Они аккуратно сняли с веревки прищепки, которыми были закреплены еще чуть влажные отпечатки. С фотографий на них смотрели Ольга Емельянцева и двое мужчин с весьма выразительной внешностью. Мужчины передавали ей пакеты, а Ольга, напряженно и испуганно улыбаясь, их брала.

Завтра Селуянов при помощи этих фотографий быстро выяснит, где же на самом деле был Марат Латышев в момент, когда в загсах погибли две девушки-невесты.

* * *

Вероника Матвеевна услышала телефонный звонок еще на лестнице. Она торопливо вытащила ключи, отперла дверь и кинулась к надрывающемуся телефонному аппарату.

– Добрый вечер, Вероника Матвеевна, – услышала она в трубке приятный мужской голос.

– Здравствуй, Марат.

– Как ваши дела?

– Потихоньку. Ко мне из милиции приходили.

– Ко мне тоже. Спрашивали про субботу.

– И что ты сказал?

– Сказал, что дома был, с Ольгой. А у вас спрашивали?

– Нет. Кому старуха нужна? И в голову не придет меня подозревать. Да и не в чем. Тебе сложнее.

– Это верно, – усмехнулся в трубку Марат. – Что же, Вероника Матвеевна, будем надеяться на лучшее. Может быть, нам с вами еще повезет. Вы мне ничего интересного не скажете?

– Кажется, завтра после обеда Валерик и Эля собираются на дачу.

– Да? – оживился Латышев. – Это хорошо.

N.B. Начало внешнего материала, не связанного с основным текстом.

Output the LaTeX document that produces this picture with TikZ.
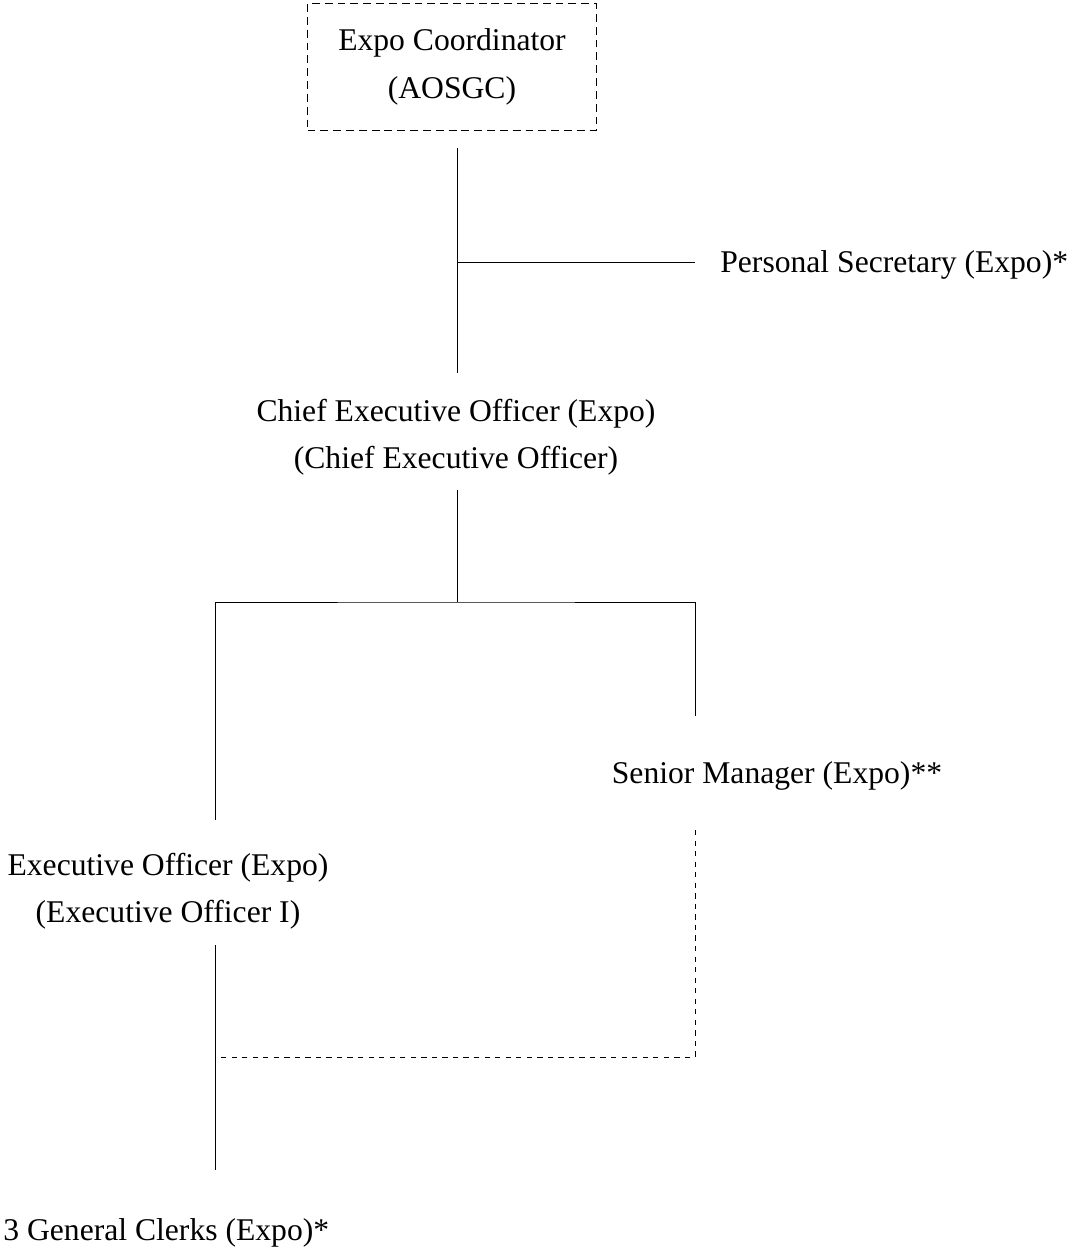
\documentclass[tikz,border=0pt]{standalone}
\usepackage{fontspec}
\setmainfont{Liberation Serif}
\usetikzlibrary{positioning}

\begin{document}
\begin{tikzpicture}[x=0.02cm, y=-0.02cm]
    \tikzstyle{post} = [align=center, font=\fontsize{18}{27}\selectfont, inner sep=0pt]
    \tikzstyle{headbox} = [post, draw, line width=0.6pt, dash pattern=on 4.5pt off 2.8pt, minimum width=5.78cm, minimum height=2.54cm]
    \tikzstyle{link} = [line width=0.55pt]
    \tikzstyle{dotlink} = [link, dash pattern=on 3pt off 3pt]

    \useasboundingbox (0,0) rectangle (1068,1248);

    \node [headbox] (coord) at (452,67) {Expo Coordinator\\(AOSGC)};
    \node [post, anchor=west] (secretary) at (720,265) {Personal Secretary (Expo)*};
    \node [post] (ceo) at (456,437) {Chief Executive Officer (Expo)\\(Chief Executive Officer)};
    \node [post] (senior) at (777,776) {Senior Manager (Expo)**};
    \node [post] (exec) at (168,891) {Executive Officer (Expo)\\(Executive Officer I)};
    \node [post, anchor=west] (clerks) at (3,1233) {3 General Clerks (Expo)*};

    \coordinate (coordbot) at (457,148);
    \coordinate (ceotop) at (457,373);
    \coordinate (psjoin) at (457,262);
    \coordinate (psend) at (695,262);
    \coordinate (ceobot) at (457,490);
    \coordinate (split) at (457,602);
    \coordinate (exectop) at (215,820);
    \coordinate (seniortop) at (695,716);
    \coordinate (seniorbot) at (695,830);
    \coordinate (join) at (215,1057);
    \coordinate (execbot) at (215,945);
    \coordinate (clerkstop) at (215,1170);

    \draw [link] (coordbot) -- (ceotop);
    \draw [link] (psjoin) -- (psend);
    \draw [link] (ceobot) -- (split);
    \draw [link] (exectop) |- (split) -| (seniortop);
    \draw [dotlink] (seniorbot) |- (join);
    \draw [link] (execbot) -- (clerkstop);
\end{tikzpicture}
\end{document}
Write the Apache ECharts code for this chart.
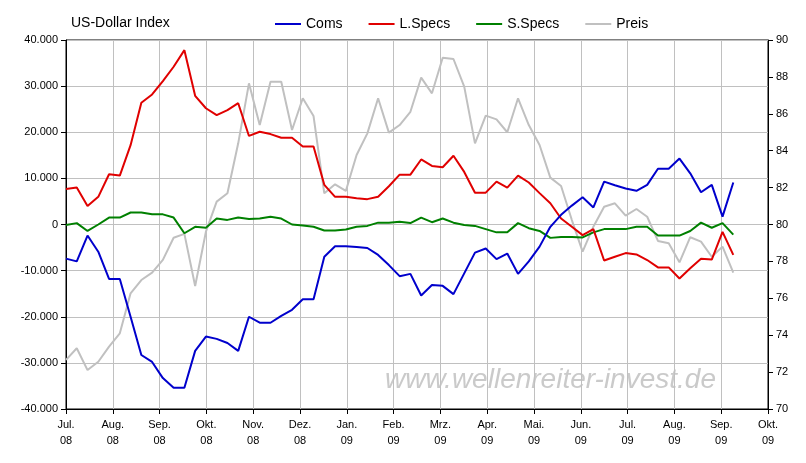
<!DOCTYPE html>
<html><head><meta charset="utf-8">
<script src="https://cdn.jsdelivr.net/npm/echarts@6/dist/echarts.min.js"></script>
<style>html,body{margin:0;padding:0;background:#fff}#c{width:806px;height:463px}</style>
</head><body><div id="c"></div>
<script>
const monthLabels=["Jul.\n08","Aug.\n08","Sep.\n08","Okt.\n08","Nov.\n08","Dez.\n08","Jan.\n09","Feb.\n09","Mrz.\n09","Apr.\n09","Mai.\n09","Jun.\n09","Jul.\n09","Aug.\n09","Sep.\n09","Okt.\n09"];
const coms=[-7400,-8000,-2400,-5900,-11800,-11800,-20000,-28300,-29800,-33300,-35400,-35400,-27400,-24300,-24800,-25700,-27400,-20000,-21300,-21300,-19800,-18500,-16200,-16200,-7000,-4700,-4700,-4900,-5100,-6600,-8800,-11200,-10700,-15400,-13100,-13300,-15100,-10600,-6100,-5200,-7500,-6300,-10700,-8000,-4800,-500,2100,4100,5900,3700,9300,8500,7800,7300,8600,12100,12100,14300,11100,7000,8600,1700,9100];
const lSpecs=[7700,8000,4000,6000,10900,10600,17200,26400,28200,31100,34200,37800,27900,25200,23700,24800,26300,19200,20100,19600,18800,18800,16900,16900,8600,6000,6000,5700,5500,6000,8300,10800,10800,14100,12700,12400,14900,11400,6900,6900,9300,8000,10600,9100,6800,4600,1300,-500,-2300,-1000,-7800,-7000,-6200,-6500,-7700,-9300,-9300,-11700,-9500,-7400,-7600,-1600,-6600];
const sSpecs=[-100,300,-1400,0,1500,1500,2600,2600,2200,2200,1500,-1900,-500,-700,1300,1000,1500,1200,1300,1700,1300,0,-200,-500,-1300,-1300,-1100,-500,-300,400,400,600,300,1500,500,1300,400,-100,-300,-1000,-1700,-1700,300,-800,-1400,-2900,-2700,-2700,-2800,-1700,-1000,-1000,-1000,-500,-500,-2400,-2400,-2400,-1400,400,-700,300,-2200];
const preis=[72.66,73.29,72.11,72.56,73.38,74.10,76.27,76.99,77.39,78.08,79.28,79.49,76.67,79.61,81.24,81.69,84.40,87.65,85.39,87.74,87.74,85.12,86.84,85.88,81.69,82.18,81.82,83.77,84.94,86.84,84.98,85.39,86.11,87.96,87.11,89.04,88.97,87.47,84.40,85.90,85.70,85.00,86.84,85.39,84.31,82.54,82.09,80.24,78.53,79.88,80.96,81.15,80.48,80.84,80.42,79.11,78.98,77.95,79.31,79.07,78.25,78.80,77.39];
// weekly observations starting at start of Jul 08; x in months
const toXY=arr=>arr.map((v,i)=>[i*12/52.18,v]);
const chart=echarts.init(document.getElementById('c'));
const fmt=v=>{const s=Math.abs(v).toString().replace(/\B(?=(\d{3})+(?!\d))/g,'.');return (v<0?'-':'')+s;};
const lbl={color:'#000',fontFamily:'Arial, Liberation Sans',fontSize:11};
const mk=(name,data,color,yi)=>({name,type:'line',data:toXY(data),yAxisIndex:yi,symbol:'none',lineStyle:{color,width:2},itemStyle:{color},animation:false});
chart.setOption({
  animation:false,
  title:{text:'US-Dollar Index',left:66,top:11,textStyle:{fontFamily:'Arial, Liberation Sans',fontSize:14,fontWeight:'normal',color:'#000'}},
  legend:{top:12,left:270,itemWidth:26,itemHeight:2,itemGap:26,icon:'rect',textStyle:{fontFamily:'Arial, Liberation Sans',fontSize:14,color:'#000'},data:['Coms','L.Specs','S.Specs','Preis']},
  grid:{left:66,right:38,top:40,bottom:54,show:true,borderColor:'#000',borderWidth:1},
  graphic:[{type:'text',left:385,top:366,z:0,style:{text:'www.wellenreiter-invest.de',font:'italic 28px Arial, Liberation Sans',fill:'rgba(150,150,150,0.5)'}}],
  xAxis:{type:'value',min:0,max:15,interval:1,axisLine:{onZero:false,lineStyle:{color:'#000'}},axisTick:{show:true,length:5,lineStyle:{color:'#000'}},splitLine:{show:true,lineStyle:{color:'#c0c0c0'}},axisLabel:Object.assign({},lbl,{formatter:v=>monthLabels[v],lineHeight:16,margin:8})},
  yAxis:[
    {type:'value',min:-40000,max:40000,interval:10000,axisLine:{show:true,onZero:false,lineStyle:{color:'#000'}},axisTick:{show:true,length:5,lineStyle:{color:'#000'}},splitLine:{lineStyle:{color:'#c0c0c0'}},axisLabel:Object.assign({},lbl,{formatter:fmt,margin:8})},
    {type:'value',min:70,max:90,interval:2,position:'right',axisLine:{show:true,onZero:false,lineStyle:{color:'#000'}},axisTick:{show:true,length:5,lineStyle:{color:'#000'}},splitLine:{show:false},axisLabel:Object.assign({},lbl,{margin:8})}
  ],
  series:[mk('Preis',preis,'#c0c0c0',1),mk('S.Specs',sSpecs,'#008000',0),mk('L.Specs',lSpecs,'#e00000',0),mk('Coms',coms,'#0000cc',0)]
});
</script></body></html>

Это радует.

– Чего ж хорошего? Думаешь, нам хватит месяца, чтобы их отговорить?

– Будем пробовать, Вероника Матвеевна. Если они уедут на дачу, я тоже туда подъеду, испорчу им всю обедню. Вы уж простите меня, придется вашего сына немного поунижать в глазах любимой девушки. Двух недель нам с вами не хватило, но теперь еще есть время. И не забудьте, как бы дело ни повернулось – я ваш должник.

– Спасибо тебе, Марат, – вздохнула женщина.

– Не за что. Вам спасибо.

Вероника Матвеевна не спеша разделась и стала готовить себе нехитрый ужин. Для Валерия еда была уже приготовлена – две аппетитные отбивные с жареным картофелем. Себе она не могла этого позволить, хорошее мясо покупалось только для сына и расходовалось экономно. Сама Турбина варила какие-нибудь макаронные изделия подешевле и ела их, посыпав сахаром и добавив капельку бутербродного маргарина. Ничего, подумала она, откидывая в дуршлаг кипящую вермишель, вот решится дело – и Марат даст денег, как обещал. Много денег. Их хватит на то, чтобы откупиться от негодяя Пашки и более или менее прилично содержать дом. Господи, как ей надоела эта вечная нищета!